#### [TASK REQUIREMENTS]
Print, exactly as written, every line from the first line of the records below through the line containing "0.9315, 1.0145, 1.2174, 1.5];", and nothing further.

#### [ROWS]
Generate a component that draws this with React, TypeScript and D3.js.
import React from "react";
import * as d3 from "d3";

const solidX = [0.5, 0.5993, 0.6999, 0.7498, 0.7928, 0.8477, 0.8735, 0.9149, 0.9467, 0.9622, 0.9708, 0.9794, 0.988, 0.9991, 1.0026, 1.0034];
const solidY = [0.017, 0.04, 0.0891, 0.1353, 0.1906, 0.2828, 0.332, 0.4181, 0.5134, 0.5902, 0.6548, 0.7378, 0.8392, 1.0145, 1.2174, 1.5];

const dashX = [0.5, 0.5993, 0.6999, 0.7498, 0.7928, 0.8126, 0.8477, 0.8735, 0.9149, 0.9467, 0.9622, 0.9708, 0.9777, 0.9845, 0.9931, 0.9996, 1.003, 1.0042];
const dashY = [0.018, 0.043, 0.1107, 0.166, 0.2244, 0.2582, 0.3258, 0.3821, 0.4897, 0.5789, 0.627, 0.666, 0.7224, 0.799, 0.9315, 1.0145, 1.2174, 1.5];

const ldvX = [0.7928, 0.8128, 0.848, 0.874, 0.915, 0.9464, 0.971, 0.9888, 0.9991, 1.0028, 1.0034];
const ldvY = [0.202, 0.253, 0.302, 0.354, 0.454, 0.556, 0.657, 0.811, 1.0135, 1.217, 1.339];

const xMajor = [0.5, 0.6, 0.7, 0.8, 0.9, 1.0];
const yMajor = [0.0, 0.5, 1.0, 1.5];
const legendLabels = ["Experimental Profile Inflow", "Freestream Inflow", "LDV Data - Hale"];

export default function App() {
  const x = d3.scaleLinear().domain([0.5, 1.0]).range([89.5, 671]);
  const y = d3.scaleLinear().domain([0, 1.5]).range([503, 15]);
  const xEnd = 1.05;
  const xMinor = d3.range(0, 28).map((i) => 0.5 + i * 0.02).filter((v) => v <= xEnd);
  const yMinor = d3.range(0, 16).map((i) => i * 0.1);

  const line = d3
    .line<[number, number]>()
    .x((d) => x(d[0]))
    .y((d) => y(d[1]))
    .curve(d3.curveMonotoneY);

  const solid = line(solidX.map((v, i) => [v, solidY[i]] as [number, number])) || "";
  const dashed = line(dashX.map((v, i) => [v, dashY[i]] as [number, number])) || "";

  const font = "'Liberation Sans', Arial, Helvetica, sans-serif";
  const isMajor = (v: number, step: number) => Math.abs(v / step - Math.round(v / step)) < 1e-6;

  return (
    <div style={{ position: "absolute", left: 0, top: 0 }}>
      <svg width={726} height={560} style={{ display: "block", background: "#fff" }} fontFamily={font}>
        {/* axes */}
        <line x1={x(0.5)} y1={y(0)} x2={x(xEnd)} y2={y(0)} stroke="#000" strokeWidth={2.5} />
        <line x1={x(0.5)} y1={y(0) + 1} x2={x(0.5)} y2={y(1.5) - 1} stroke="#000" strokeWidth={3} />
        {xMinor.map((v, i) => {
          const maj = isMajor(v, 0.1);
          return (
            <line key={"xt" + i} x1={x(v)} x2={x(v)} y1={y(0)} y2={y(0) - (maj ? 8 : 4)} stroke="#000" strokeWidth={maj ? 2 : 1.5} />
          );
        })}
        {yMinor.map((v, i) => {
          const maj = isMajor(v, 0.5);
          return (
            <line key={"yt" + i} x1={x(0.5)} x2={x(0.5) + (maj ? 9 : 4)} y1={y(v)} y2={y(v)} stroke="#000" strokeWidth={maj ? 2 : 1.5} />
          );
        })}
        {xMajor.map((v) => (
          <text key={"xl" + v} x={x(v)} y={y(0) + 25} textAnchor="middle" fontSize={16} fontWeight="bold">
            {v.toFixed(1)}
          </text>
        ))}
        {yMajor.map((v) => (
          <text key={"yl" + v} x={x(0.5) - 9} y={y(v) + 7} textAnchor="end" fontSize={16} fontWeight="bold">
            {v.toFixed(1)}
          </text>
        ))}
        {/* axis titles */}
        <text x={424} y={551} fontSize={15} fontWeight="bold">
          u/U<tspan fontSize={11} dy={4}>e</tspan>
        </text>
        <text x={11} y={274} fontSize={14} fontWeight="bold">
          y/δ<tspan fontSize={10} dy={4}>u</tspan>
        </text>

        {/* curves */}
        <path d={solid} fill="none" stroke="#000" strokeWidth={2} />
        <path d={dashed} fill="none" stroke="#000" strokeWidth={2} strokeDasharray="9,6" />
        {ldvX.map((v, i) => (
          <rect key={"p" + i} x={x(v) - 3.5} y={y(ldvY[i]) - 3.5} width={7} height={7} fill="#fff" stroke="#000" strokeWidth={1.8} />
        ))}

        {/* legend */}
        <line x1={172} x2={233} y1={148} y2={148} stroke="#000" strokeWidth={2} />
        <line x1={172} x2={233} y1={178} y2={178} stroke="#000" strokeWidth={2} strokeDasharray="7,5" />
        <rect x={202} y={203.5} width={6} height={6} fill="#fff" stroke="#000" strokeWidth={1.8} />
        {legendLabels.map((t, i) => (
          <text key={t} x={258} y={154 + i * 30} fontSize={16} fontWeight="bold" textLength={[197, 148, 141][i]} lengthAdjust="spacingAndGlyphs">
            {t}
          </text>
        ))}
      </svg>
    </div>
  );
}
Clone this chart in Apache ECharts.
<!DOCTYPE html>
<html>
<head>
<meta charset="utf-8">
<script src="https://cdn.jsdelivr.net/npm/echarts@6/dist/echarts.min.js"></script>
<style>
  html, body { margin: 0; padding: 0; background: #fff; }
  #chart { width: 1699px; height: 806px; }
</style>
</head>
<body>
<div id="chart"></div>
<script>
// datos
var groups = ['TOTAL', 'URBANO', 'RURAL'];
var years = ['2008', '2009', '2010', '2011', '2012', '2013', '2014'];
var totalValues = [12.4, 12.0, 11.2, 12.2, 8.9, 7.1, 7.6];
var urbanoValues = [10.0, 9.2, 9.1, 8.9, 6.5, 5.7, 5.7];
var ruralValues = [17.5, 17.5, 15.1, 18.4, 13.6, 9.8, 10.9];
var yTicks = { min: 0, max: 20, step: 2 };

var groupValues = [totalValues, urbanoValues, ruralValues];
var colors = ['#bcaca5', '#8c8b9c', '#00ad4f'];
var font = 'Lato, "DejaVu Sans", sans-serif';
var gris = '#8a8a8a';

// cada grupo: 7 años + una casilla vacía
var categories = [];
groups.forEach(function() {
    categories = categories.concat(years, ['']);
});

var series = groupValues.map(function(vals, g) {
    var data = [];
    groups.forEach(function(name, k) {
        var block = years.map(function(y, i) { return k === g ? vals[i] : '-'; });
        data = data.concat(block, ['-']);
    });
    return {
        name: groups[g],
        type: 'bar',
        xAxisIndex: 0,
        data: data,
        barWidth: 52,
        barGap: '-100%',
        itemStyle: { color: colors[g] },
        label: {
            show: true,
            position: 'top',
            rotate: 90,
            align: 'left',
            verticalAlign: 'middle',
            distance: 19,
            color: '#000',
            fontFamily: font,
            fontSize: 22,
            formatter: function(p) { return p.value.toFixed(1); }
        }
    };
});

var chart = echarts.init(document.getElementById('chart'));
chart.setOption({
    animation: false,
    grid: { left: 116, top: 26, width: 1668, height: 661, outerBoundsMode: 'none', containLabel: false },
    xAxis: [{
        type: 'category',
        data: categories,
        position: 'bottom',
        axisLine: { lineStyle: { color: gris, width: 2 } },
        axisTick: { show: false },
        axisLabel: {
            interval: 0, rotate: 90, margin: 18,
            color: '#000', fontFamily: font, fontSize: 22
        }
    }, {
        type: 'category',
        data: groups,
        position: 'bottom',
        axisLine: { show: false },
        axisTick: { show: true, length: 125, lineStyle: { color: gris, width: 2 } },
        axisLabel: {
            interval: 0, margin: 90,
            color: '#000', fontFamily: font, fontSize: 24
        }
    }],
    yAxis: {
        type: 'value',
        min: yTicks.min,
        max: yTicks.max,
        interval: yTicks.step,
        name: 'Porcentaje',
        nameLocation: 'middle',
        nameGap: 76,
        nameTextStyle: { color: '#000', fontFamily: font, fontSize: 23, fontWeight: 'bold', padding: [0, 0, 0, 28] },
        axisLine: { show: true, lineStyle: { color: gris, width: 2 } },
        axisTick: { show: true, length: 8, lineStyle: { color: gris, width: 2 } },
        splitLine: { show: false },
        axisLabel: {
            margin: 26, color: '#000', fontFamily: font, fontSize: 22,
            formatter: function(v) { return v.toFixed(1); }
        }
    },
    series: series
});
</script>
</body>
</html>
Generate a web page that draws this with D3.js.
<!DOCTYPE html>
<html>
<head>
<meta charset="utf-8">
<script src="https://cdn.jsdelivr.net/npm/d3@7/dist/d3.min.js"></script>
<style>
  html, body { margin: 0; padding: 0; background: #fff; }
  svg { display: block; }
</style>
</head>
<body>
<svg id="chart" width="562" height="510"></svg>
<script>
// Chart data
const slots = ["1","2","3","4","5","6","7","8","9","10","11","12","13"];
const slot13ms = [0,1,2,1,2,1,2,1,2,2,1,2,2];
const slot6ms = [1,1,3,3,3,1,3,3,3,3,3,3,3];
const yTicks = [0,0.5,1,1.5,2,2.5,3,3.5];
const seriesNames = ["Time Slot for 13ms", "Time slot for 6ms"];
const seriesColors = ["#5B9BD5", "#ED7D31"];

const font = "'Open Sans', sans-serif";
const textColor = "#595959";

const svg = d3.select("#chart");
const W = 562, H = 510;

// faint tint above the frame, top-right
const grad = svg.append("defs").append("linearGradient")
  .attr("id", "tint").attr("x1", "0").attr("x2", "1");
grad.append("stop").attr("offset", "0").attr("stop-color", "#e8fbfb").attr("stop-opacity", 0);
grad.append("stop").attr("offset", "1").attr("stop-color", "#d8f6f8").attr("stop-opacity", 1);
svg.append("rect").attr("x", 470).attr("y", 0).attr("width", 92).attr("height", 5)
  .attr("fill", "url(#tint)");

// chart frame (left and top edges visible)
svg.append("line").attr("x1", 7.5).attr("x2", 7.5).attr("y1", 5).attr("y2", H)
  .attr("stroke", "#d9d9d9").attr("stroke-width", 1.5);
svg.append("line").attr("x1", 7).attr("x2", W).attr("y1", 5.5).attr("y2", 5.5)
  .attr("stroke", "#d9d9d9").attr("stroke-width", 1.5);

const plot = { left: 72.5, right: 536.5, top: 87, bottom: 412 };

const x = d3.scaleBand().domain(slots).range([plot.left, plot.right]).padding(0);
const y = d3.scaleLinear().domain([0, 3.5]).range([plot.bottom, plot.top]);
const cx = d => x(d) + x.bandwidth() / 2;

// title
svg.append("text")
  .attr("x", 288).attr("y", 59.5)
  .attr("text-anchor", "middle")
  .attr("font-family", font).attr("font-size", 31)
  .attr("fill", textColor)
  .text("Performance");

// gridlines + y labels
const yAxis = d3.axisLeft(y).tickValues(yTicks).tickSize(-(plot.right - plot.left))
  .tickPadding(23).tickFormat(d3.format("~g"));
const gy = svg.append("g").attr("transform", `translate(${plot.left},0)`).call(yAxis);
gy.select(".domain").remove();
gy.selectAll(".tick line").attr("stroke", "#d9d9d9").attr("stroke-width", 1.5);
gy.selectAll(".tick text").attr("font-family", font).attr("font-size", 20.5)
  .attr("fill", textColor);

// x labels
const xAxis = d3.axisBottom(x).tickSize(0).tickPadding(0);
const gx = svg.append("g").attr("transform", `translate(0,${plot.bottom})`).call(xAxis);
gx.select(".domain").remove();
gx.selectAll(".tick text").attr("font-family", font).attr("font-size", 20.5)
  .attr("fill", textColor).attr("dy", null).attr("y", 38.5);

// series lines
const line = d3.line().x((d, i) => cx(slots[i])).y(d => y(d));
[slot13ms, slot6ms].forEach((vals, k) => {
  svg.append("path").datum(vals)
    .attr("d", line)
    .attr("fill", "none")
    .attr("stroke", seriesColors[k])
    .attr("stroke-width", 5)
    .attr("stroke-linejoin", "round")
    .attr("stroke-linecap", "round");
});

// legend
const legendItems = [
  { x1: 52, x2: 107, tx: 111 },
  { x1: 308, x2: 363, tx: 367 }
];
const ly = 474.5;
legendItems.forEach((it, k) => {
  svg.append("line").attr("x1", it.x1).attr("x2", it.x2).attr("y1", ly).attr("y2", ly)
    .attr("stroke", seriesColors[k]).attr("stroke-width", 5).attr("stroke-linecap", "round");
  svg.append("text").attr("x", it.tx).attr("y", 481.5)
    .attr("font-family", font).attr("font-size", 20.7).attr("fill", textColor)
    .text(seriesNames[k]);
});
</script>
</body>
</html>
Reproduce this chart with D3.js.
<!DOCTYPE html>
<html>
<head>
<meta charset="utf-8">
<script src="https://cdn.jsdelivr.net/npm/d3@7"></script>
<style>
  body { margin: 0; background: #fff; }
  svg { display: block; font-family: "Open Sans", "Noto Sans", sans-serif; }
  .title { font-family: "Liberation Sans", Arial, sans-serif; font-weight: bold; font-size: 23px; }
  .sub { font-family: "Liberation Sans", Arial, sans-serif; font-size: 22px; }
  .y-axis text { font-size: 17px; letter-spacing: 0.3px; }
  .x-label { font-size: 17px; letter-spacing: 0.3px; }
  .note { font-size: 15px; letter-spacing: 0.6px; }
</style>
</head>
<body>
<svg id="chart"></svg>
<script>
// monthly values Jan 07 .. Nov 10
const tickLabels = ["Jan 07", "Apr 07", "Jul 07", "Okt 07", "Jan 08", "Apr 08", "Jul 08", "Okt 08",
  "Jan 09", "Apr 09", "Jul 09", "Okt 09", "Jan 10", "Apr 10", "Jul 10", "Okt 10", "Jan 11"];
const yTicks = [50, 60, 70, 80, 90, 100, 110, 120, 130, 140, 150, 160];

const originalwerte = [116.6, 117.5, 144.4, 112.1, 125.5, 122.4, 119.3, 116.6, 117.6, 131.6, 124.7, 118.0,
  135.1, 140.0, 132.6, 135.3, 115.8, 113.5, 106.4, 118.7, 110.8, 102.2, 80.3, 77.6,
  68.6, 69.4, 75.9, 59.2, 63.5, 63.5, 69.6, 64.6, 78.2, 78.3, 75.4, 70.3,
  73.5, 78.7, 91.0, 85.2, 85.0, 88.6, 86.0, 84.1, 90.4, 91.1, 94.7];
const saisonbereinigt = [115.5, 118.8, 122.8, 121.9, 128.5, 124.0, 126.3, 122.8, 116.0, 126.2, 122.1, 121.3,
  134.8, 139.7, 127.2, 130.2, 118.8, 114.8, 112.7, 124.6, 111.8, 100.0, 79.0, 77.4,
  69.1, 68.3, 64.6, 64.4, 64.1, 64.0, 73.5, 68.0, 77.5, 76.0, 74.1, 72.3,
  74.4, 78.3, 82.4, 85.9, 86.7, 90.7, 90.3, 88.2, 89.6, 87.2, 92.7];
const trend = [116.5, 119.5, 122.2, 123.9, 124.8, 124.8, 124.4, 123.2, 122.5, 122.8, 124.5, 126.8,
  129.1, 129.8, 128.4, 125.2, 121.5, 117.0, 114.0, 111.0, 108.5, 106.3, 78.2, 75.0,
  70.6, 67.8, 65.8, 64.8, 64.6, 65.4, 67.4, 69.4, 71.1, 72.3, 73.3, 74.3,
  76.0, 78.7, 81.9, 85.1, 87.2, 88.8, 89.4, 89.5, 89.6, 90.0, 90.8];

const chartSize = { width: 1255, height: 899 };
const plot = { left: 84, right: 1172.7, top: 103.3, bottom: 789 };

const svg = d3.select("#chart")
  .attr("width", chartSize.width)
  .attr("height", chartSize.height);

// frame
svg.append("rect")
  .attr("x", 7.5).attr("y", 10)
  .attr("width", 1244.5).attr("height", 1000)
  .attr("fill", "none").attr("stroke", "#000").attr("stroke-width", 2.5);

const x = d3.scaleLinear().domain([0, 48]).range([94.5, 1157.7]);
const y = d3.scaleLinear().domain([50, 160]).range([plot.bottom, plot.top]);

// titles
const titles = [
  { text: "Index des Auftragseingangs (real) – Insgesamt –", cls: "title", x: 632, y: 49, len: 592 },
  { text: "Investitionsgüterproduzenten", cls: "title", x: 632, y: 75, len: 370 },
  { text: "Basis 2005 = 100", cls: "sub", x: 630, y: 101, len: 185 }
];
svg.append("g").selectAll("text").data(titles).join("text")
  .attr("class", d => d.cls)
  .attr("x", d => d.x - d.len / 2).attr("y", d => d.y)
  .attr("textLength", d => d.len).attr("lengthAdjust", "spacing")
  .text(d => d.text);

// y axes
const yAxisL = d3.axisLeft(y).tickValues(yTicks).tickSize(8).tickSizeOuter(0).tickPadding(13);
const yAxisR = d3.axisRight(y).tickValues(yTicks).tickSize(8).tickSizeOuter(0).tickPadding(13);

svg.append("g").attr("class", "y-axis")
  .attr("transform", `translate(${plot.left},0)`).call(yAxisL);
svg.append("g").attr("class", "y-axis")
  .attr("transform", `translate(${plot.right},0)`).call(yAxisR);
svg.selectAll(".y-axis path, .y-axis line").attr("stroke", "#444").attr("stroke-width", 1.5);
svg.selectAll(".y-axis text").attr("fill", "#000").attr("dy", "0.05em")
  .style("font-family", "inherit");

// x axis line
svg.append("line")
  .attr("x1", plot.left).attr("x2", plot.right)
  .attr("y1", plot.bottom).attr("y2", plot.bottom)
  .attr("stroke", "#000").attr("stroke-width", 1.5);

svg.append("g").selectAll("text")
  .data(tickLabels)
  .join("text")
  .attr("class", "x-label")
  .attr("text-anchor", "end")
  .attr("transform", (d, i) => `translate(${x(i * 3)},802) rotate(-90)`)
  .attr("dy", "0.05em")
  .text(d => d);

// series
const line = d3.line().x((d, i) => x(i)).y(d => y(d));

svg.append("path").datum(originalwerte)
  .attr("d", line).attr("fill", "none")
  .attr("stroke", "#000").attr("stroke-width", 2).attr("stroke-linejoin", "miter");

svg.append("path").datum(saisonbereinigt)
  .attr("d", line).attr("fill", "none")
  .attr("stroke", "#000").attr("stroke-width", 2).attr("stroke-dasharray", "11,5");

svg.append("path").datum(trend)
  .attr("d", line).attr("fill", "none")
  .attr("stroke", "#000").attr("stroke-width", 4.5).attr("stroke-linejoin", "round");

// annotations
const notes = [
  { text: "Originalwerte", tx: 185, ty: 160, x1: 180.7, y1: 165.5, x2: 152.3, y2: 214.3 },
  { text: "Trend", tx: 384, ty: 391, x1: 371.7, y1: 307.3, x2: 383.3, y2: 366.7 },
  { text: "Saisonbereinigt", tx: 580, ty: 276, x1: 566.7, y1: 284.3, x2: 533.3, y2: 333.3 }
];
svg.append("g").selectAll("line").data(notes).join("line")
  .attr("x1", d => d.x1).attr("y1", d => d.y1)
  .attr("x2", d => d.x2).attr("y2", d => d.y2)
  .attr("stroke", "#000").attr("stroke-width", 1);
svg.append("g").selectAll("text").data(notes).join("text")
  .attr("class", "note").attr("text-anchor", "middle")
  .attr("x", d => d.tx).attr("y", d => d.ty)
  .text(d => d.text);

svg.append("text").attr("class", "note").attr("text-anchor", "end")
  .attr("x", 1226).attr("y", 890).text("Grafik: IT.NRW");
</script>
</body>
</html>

#### [RESULT OF THE EXERCISE]
Generate a component that draws this with React, TypeScript and D3.js.
import React from "react";
import * as d3 from "d3";

const solidX = [0.5, 0.5993, 0.6999, 0.7498, 0.7928, 0.8477, 0.8735, 0.9149, 0.9467, 0.9622, 0.9708, 0.9794, 0.988, 0.9991, 1.0026, 1.0034];
const solidY = [0.017, 0.04, 0.0891, 0.1353, 0.1906, 0.2828, 0.332, 0.4181, 0.5134, 0.5902, 0.6548, 0.7378, 0.8392, 1.0145, 1.2174, 1.5];

const dashX = [0.5, 0.5993, 0.6999, 0.7498, 0.7928, 0.8126, 0.8477, 0.8735, 0.9149, 0.9467, 0.9622, 0.9708, 0.9777, 0.9845, 0.9931, 0.9996, 1.003, 1.0042];
const dashY = [0.018, 0.043, 0.1107, 0.166, 0.2244, 0.2582, 0.3258, 0.3821, 0.4897, 0.5789, 0.627, 0.666, 0.7224, 0.799, 0.9315, 1.0145, 1.2174, 1.5];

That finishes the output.